Feldspathoidal Syenite in a Quartz Diabase Sill, Brookville, New Jersey

Abstract
Nepheline- and analcime-bearing syenite occurs at the upper contact of a quartz diabase sill with the Lockatong Argillite at Brookville, New Jersey. The syenite is intimately mixed with granophyre that formed by fractional crystallization of basaltic magma and accumulated near the top of the sill. Some of the residual liquid now represented by granophyre reacted with silica-poor, sodium-rich argillite to form the syenite. Initial Sr87/Sr86 ratios (assuming an age of 190 m. y.) are 0.7144–0.7147 for the unmetamorphosed and the hornfelsed argillite, 0.7067 for the granophyre, 0.7058 for the diabase, and intermediate values of 0.7128–0.7131 for the syenite.
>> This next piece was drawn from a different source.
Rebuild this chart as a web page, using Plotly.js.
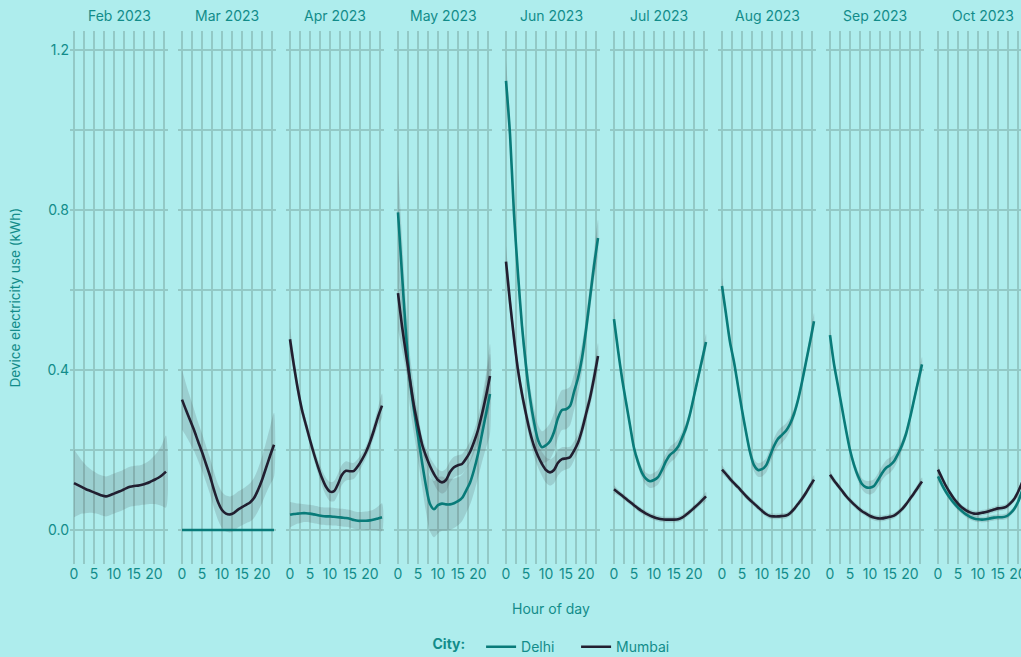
<!DOCTYPE html>
<html>
<head>
<meta charset="utf-8">
<script src="https://cdn.plot.ly/plotly-3.0.1.min.js"></script>
<style>
  html, body { margin: 0; padding: 0; background: #aeeded; overflow: hidden; }
  #chart { width: 1060px; height: 657px; }
</style>
</head>
<body>
<div id="chart"></div>
<script>
// Hourly mean device electricity use (kWh) per month, with the half-width of the uncertainty band.
const hours = [0,1,2,3,4,5,6,7,8,9,10,11,12,13,14,15,16,17,18,19,20,21,22,23];
const months = ['Feb 2023','Mar 2023','Apr 2023','May 2023','Jun 2023','Jul 2023','Aug 2023','Sep 2023','Oct 2023'];
// Grid positions and the labels shown at them (blank = grid line only)
const xGrid = [0, 2.5, 5, 7.5, 10, 12.5, 15, 17.5, 20, 22.5];
const xLabels = ['0', '', '5', '', '10', '', '15', '', '20', ''];
const yGrid = [0, 0.2, 0.4, 0.6, 0.8, 1.0, 1.2];
const yLabels = ['0.0', '', '0.4', '', '0.8', '', '1.2'];

// Mumbai
const mumbaiFeb = [0.117,0.112,0.107,0.102,0.098,0.094,0.090,0.086,0.084,0.087,0.091,0.095,0.099,0.104,0.108,0.110,0.111,0.113,0.116,0.120,0.125,0.130,0.137,0.146];
const mumbaiFebBand = [0.085,0.075,0.066,0.060,0.055,0.052,0.050,0.050,0.050,0.050,0.050,0.050,0.050,0.050,0.050,0.050,0.050,0.050,0.052,0.055,0.060,0.067,0.077,0.090];
const mumbaiMar = [0.326,0.300,0.275,0.250,0.222,0.195,0.165,0.135,0.100,0.070,0.050,0.041,0.039,0.043,0.051,0.057,0.063,0.069,0.080,0.100,0.125,0.155,0.185,0.213];
const mumbaiMarBand = [0.075,0.065,0.058,0.052,0.048,0.046,0.045,0.045,0.045,0.045,0.045,0.045,0.045,0.045,0.045,0.045,0.046,0.048,0.050,0.053,0.058,0.064,0.072,0.080];
const mumbaiApr = [0.477,0.410,0.350,0.300,0.262,0.225,0.190,0.158,0.130,0.108,0.096,0.097,0.115,0.138,0.148,0.147,0.148,0.160,0.176,0.195,0.220,0.250,0.283,0.311];
const mumbaiAprBand = [0.030,0.022,0.018,0.015,0.014,0.014,0.015,0.017,0.020,0.022,0.024,0.025,0.026,0.025,0.024,0.022,0.020,0.018,0.016,0.015,0.016,0.018,0.022,0.030];
const mumbaiMay = [0.592,0.510,0.440,0.375,0.310,0.260,0.215,0.185,0.160,0.140,0.125,0.119,0.125,0.145,0.157,0.162,0.165,0.178,0.195,0.220,0.250,0.290,0.335,0.385];
const mumbaiMayBand = [0.090,0.060,0.040,0.030,0.025,0.022,0.020,0.020,0.022,0.025,0.027,0.028,0.028,0.027,0.026,0.025,0.025,0.025,0.026,0.028,0.032,0.040,0.055,0.080];
const mumbaiJun = [0.671,0.570,0.480,0.400,0.340,0.290,0.245,0.210,0.185,0.165,0.150,0.144,0.150,0.168,0.177,0.179,0.182,0.198,0.218,0.250,0.290,0.330,0.380,0.435];
const mumbaiJunBand = [0.040,0.030,0.025,0.022,0.020,0.020,0.022,0.025,0.028,0.030,0.032,0.033,0.033,0.032,0.030,0.028,0.026,0.024,0.022,0.020,0.020,0.022,0.026,0.032];
const mumbaiJul = [0.102,0.094,0.086,0.078,0.070,0.062,0.054,0.047,0.041,0.036,0.032,0.029,0.027,0.026,0.026,0.026,0.027,0.031,0.038,0.046,0.055,0.064,0.074,0.084];
const mumbaiJulBand = [0.010,0.008,0.007,0.007,0.007,0.007,0.007,0.007,0.007,0.007,0.007,0.007,0.007,0.007,0.007,0.007,0.007,0.007,0.007,0.007,0.007,0.008,0.009,0.011];
const mumbaiAug = [0.151,0.140,0.128,0.117,0.107,0.096,0.085,0.075,0.066,0.057,0.048,0.040,0.035,0.034,0.034,0.035,0.036,0.042,0.052,0.065,0.078,0.093,0.110,0.126];
const mumbaiAugBand = [0.011,0.009,0.008,0.007,0.007,0.007,0.007,0.007,0.007,0.007,0.007,0.007,0.007,0.007,0.007,0.007,0.007,0.007,0.007,0.007,0.008,0.008,0.009,0.011];
const mumbaiSep = [0.138,0.124,0.111,0.098,0.085,0.074,0.064,0.055,0.047,0.041,0.035,0.031,0.029,0.029,0.031,0.033,0.036,0.043,0.052,0.064,0.078,0.092,0.107,0.121];
const mumbaiSepBand = [0.010,0.008,0.007,0.007,0.007,0.007,0.007,0.007,0.007,0.007,0.007,0.007,0.007,0.007,0.007,0.007,0.007,0.007,0.007,0.007,0.007,0.008,0.009,0.010];
const mumbaiOct = [0.151,0.130,0.110,0.093,0.078,0.066,0.056,0.049,0.044,0.041,0.041,0.043,0.045,0.048,0.051,0.054,0.055,0.058,0.066,0.077,0.095,0.118,0.145,0.175];
const mumbaiOctBand = [0.010,0.008,0.007,0.007,0.007,0.007,0.007,0.007,0.007,0.007,0.007,0.007,0.007,0.007,0.007,0.007,0.007,0.007,0.007,0.007,0.008,0.008,0.009,0.011];

// Delhi (no readings in February)
const delhiMar = [0,0,0,0,0,0,0,0,0,0,0,0,0,0,0,0,0,0,0,0,0,0,0,0];
const delhiMarBand = [0,0,0,0,0,0,0,0,0,0,0,0,0,0,0,0,0,0,0,0,0,0,0,0];
const delhiApr = [0.038,0.040,0.041,0.042,0.042,0.041,0.039,0.037,0.035,0.034,0.034,0.033,0.032,0.031,0.030,0.028,0.025,0.023,0.023,0.023,0.024,0.026,0.029,0.032];
const delhiAprBand = [0.032,0.028,0.025,0.023,0.022,0.022,0.022,0.022,0.022,0.022,0.022,0.022,0.022,0.022,0.022,0.022,0.022,0.022,0.022,0.023,0.024,0.026,0.030,0.035];
const delhiMay = [0.794,0.640,0.490,0.372,0.300,0.235,0.170,0.110,0.065,0.052,0.062,0.066,0.064,0.064,0.067,0.072,0.080,0.098,0.118,0.150,0.190,0.240,0.290,0.340];
const delhiMayBand = [0.120,0.090,0.075,0.065,0.060,0.058,0.060,0.065,0.068,0.070,0.070,0.068,0.066,0.064,0.062,0.060,0.058,0.056,0.055,0.056,0.060,0.070,0.085,0.100];
const delhiJun = [1.123,0.990,0.790,0.640,0.510,0.410,0.330,0.270,0.225,0.207,0.212,0.222,0.245,0.280,0.300,0.302,0.310,0.345,0.380,0.430,0.500,0.580,0.660,0.730];
const delhiJunBand = [0.050,0.035,0.030,0.028,0.028,0.030,0.032,0.035,0.038,0.040,0.042,0.045,0.048,0.050,0.050,0.050,0.048,0.045,0.040,0.035,0.032,0.032,0.035,0.045];
const delhiJul = [0.527,0.450,0.380,0.320,0.262,0.205,0.170,0.143,0.128,0.122,0.125,0.132,0.150,0.172,0.188,0.196,0.208,0.230,0.255,0.290,0.335,0.380,0.425,0.470];
const delhiJulBand = [0.020,0.014,0.012,0.011,0.011,0.011,0.012,0.013,0.015,0.017,0.018,0.018,0.018,0.019,0.020,0.020,0.018,0.016,0.014,0.012,0.012,0.013,0.015,0.020];
const delhiAug = [0.610,0.540,0.470,0.420,0.360,0.300,0.245,0.195,0.162,0.150,0.152,0.161,0.185,0.210,0.228,0.238,0.248,0.265,0.290,0.325,0.370,0.420,0.470,0.522];
const delhiAugBand = [0.020,0.014,0.012,0.011,0.011,0.011,0.012,0.013,0.015,0.017,0.018,0.018,0.018,0.019,0.020,0.020,0.018,0.016,0.014,0.012,0.012,0.013,0.015,0.020];
const delhiSep = [0.487,0.415,0.360,0.305,0.250,0.200,0.163,0.135,0.115,0.107,0.106,0.110,0.125,0.142,0.155,0.162,0.172,0.190,0.212,0.240,0.280,0.325,0.370,0.414];
const delhiSepBand = [0.018,0.013,0.011,0.010,0.010,0.010,0.011,0.012,0.014,0.016,0.017,0.017,0.017,0.018,0.019,0.019,0.017,0.015,0.013,0.011,0.011,0.012,0.014,0.018];
const delhiOct = [0.134,0.113,0.095,0.080,0.067,0.056,0.047,0.039,0.033,0.029,0.027,0.026,0.027,0.029,0.031,0.032,0.032,0.034,0.041,0.052,0.070,0.097,0.125,0.155];
const delhiOctBand = [0.010,0.008,0.007,0.007,0.007,0.007,0.007,0.007,0.007,0.007,0.007,0.007,0.007,0.007,0.007,0.007,0.007,0.007,0.007,0.007,0.008,0.008,0.009,0.011];

const cities = ['Delhi', 'Mumbai'];
const cityColors = { Delhi: '#097b79', Mumbai: '#221f30' };

// [monthIndex, city, values, band]
const series = [
  [1, 'Delhi', delhiMar, delhiMarBand],
  [2, 'Delhi', delhiApr, delhiAprBand],
  [3, 'Delhi', delhiMay, delhiMayBand],
  [4, 'Delhi', delhiJun, delhiJunBand],
  [5, 'Delhi', delhiJul, delhiJulBand],
  [6, 'Delhi', delhiAug, delhiAugBand],
  [7, 'Delhi', delhiSep, delhiSepBand],
  [8, 'Delhi', delhiOct, delhiOctBand],
  [0, 'Mumbai', mumbaiFeb, mumbaiFebBand],
  [1, 'Mumbai', mumbaiMar, mumbaiMarBand],
  [2, 'Mumbai', mumbaiApr, mumbaiAprBand],
  [3, 'Mumbai', mumbaiMay, mumbaiMayBand],
  [4, 'Mumbai', mumbaiJun, mumbaiJunBand],
  [5, 'Mumbai', mumbaiJul, mumbaiJulBand],
  [6, 'Mumbai', mumbaiAug, mumbaiAugBand],
  [7, 'Mumbai', mumbaiSep, mumbaiSepBand],
  [8, 'Mumbai', mumbaiOct, mumbaiOctBand]
];

const BG = '#aeeded';
const GRID = '#93c9c6';
const TEXT = '#128c8a';
const FONT = 'Inter, "Noto Sans", sans-serif';

const axisId = i => (i === 0 ? '' : String(i + 1));

// Bands first, lines on top
const bandTraces = [];
const lineTraces = [];
const legendShown = {};
series.forEach(([m, city, vals, band]) => {
  const id = axisId(m);
  const upper = vals.map((v, k) => v + band[k]);
  const lower = vals.map((v, k) => v - band[k]);
  bandTraces.push({
    type: 'scatter', mode: 'lines',
    x: hours.concat(hours.slice().reverse()),
    y: upper.concat(lower.slice().reverse()),
    xaxis: 'x' + id, yaxis: 'y' + id,
    fill: 'toself', fillcolor: 'rgba(70,70,80,0.18)',
    line: { width: 0, shape: 'spline', smoothing: 0.8 },
    hoverinfo: 'skip', showlegend: false
  });
  lineTraces.push({
    type: 'scatter', mode: 'lines',
    x: hours, y: vals,
    xaxis: 'x' + id, yaxis: 'y' + id,
    name: city, legendgroup: city,
    legendrank: cities.indexOf(city) + 1,
    showlegend: !legendShown[city],
    line: { color: cityColors[city], width: 2.6, shape: 'spline', smoothing: 0.8 }
  });
  legendShown[city] = true;
});

// Panel geometry within the plotting area (pixel-aligned: 108px pitch, 98px panels, 4px per hour)
const plotW = 962;
const pitch = 108;
const panelW = 98;

const layout = {
  width: 1060, height: 657,
  margin: { l: 70, r: 28, t: 31, b: 93, autoexpand: false },
  paper_bgcolor: BG, plot_bgcolor: BG,
  font: { family: FONT, color: TEXT, size: 14 },
  showlegend: true,
  legend: {
    orientation: 'h', x: 0.5, xanchor: 'center', y: -0.156, yanchor: 'middle',
    title: { text: '<b>City:</b>  ', side: 'left', font: { size: 14, color: TEXT } },
    font: { size: 14, color: TEXT }, bgcolor: 'rgba(0,0,0,0)',
    traceorder: 'normal', itemwidth: 30, entrywidth: 50, entrywidthmode: 'pixels'
  },
  annotations: [],
  hovermode: false
};

months.forEach((label, i) => {
  const id = axisId(i);
  const left = (i * pitch) / plotW;
  const right = (i * pitch + panelW) / plotW;
  layout['xaxis' + id] = {
    domain: [left, right], range: [-1, 23.5], anchor: 'y' + id,
    tickmode: 'array', tickvals: xGrid, ticktext: xLabels,
    tickangle: 0, ticks: '', showline: false, zeroline: false,
    showgrid: true, gridcolor: GRID, gridwidth: 2,
    tickfont: { size: 14, color: TEXT }, fixedrange: true, automargin: false
  };
  layout['yaxis' + id] = {
    domain: [0, 1], range: [-0.085, 1.2475], anchor: 'x' + id,
    tickmode: 'array', tickvals: yGrid, ticktext: yLabels,
    showticklabels: i === 0, ticks: '', showline: false, zeroline: false,
    showgrid: true, gridcolor: GRID, gridwidth: 2,
    tickfont: { size: 14, color: TEXT }, fixedrange: true, automargin: false
  };
  layout.annotations.push({
    text: label, xref: 'paper', yref: 'paper',
    x: (left + right) / 2, y: 1, xanchor: 'center', yanchor: 'bottom', yshift: 5,
    showarrow: false, font: { size: 14, color: TEXT }
  });
});

// Shared axis titles
layout.annotations.push({
  text: 'Hour of day', xref: 'paper', yref: 'paper',
  x: 0.5, y: -0.0826, xanchor: 'center', yanchor: 'middle',
  showarrow: false, font: { size: 14, color: TEXT }
});
layout.annotations.push({
  text: 'Device electricity use (kWh)', xref: 'paper', yref: 'paper',
  x: -0.0572, y: 0.5, xanchor: 'center', yanchor: 'middle', textangle: -90,
  showarrow: false, font: { size: 13.5, color: TEXT }
});

Plotly.newPlot('chart', bandTraces.concat(lineTraces), layout, { displayModeBar: false, staticPlot: true });
</script>
</body>
</html>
The isotopic evidence agrees with field, petrographic, experimental, and chemical data supporting assimilation. Alternative hypotheses of syenite formation by separate intrusion, differentiation, or partial melting of Lockatong Argillite are contradicted by the data. Isotopic and normative data strongly suggest that syenite formed from argillite and granophyre in the proportions three or four to one; during the assimilation process the country rock acted as solvent and the intrusive as solute.